• **MATERIAL SHOWN**
## Begin
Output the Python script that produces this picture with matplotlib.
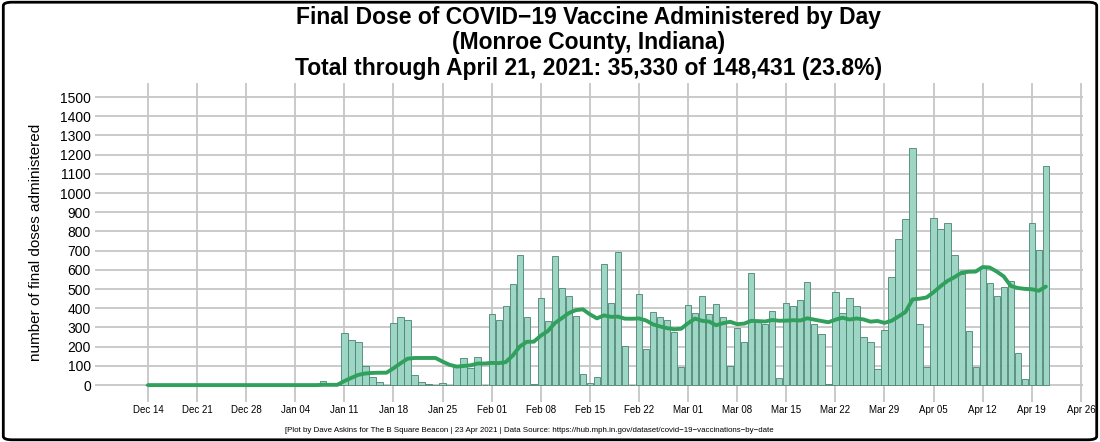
## End
## Begin
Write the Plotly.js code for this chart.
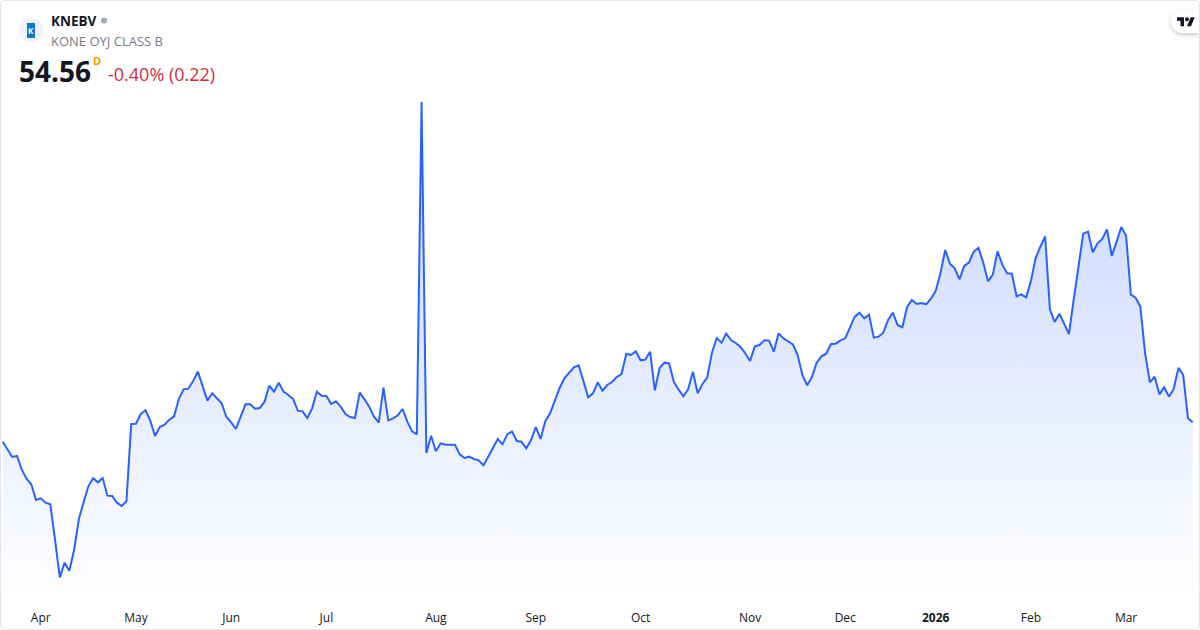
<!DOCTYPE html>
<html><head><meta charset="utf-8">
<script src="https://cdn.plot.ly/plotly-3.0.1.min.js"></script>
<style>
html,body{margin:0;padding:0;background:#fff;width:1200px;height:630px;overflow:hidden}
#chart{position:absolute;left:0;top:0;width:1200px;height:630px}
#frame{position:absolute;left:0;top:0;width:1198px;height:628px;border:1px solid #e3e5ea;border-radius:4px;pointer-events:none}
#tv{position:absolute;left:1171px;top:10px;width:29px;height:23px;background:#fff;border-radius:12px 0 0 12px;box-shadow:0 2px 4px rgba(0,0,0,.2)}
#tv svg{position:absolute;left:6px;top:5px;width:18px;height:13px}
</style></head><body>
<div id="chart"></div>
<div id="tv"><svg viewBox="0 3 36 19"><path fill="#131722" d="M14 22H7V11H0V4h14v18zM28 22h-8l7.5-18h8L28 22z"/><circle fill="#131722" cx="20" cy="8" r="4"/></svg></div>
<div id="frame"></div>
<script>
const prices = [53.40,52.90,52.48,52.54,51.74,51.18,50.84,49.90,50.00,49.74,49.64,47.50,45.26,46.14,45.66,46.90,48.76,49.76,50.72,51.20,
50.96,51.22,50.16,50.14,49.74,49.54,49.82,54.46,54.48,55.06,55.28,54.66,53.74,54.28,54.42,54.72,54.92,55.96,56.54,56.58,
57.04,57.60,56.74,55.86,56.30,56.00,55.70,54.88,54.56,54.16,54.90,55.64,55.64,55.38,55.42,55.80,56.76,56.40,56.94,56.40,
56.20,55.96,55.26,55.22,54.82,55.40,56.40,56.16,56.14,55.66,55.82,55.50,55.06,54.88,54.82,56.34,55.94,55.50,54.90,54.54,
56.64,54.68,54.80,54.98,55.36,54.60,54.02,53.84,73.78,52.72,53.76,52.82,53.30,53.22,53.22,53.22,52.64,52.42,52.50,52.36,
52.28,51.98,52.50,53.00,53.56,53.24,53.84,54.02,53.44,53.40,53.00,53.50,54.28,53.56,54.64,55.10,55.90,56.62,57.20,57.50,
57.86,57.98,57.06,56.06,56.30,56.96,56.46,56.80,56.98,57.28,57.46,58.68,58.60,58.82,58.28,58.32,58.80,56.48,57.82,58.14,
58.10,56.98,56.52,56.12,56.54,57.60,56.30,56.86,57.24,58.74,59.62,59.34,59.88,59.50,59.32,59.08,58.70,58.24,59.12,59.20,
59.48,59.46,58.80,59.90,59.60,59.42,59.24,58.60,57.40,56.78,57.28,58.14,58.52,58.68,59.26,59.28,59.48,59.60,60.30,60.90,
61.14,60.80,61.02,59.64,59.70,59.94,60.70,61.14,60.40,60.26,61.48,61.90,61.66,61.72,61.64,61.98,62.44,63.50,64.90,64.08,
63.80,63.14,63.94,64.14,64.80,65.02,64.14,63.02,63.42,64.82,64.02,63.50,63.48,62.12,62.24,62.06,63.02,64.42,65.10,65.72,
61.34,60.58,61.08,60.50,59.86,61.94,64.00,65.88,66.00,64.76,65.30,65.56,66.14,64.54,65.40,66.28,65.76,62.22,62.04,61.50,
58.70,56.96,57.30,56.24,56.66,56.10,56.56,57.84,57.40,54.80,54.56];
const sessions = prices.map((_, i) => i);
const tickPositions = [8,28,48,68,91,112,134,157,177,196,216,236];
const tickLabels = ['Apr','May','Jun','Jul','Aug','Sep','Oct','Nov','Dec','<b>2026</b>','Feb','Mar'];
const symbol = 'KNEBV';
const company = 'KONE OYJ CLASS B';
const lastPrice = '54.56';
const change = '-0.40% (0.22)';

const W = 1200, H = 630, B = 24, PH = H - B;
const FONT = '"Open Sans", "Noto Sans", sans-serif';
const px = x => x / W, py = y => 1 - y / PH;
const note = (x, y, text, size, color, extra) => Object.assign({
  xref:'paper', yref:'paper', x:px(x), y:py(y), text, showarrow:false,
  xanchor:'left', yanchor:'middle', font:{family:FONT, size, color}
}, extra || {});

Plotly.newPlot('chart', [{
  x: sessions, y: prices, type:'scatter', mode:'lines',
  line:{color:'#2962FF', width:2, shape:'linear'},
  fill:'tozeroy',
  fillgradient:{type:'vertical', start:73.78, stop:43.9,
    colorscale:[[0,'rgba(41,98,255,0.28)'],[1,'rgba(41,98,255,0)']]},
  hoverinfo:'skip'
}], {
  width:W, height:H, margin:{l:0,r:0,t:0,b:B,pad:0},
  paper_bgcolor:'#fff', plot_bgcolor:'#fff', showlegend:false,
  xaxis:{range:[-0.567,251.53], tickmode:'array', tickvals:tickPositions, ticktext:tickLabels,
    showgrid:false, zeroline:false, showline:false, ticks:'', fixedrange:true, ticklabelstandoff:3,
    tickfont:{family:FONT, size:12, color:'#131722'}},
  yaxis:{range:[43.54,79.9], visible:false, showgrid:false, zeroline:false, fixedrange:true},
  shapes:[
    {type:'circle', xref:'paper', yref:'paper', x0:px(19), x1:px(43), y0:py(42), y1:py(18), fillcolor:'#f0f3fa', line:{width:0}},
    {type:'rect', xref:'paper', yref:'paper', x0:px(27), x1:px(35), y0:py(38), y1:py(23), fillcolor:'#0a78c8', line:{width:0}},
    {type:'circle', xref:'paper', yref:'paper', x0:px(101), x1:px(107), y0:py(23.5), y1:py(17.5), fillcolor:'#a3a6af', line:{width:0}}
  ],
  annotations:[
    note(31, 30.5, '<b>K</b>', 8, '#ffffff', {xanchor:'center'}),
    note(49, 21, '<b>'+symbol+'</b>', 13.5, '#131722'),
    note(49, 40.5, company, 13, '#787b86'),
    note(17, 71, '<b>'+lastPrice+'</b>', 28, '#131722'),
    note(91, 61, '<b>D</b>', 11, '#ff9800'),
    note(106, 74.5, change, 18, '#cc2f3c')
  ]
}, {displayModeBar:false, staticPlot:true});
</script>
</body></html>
## End
• **DIRECTIONS**
Report how many lines in the listing include the word "chart". Give nothing but the count.

• **THE RESULT**
4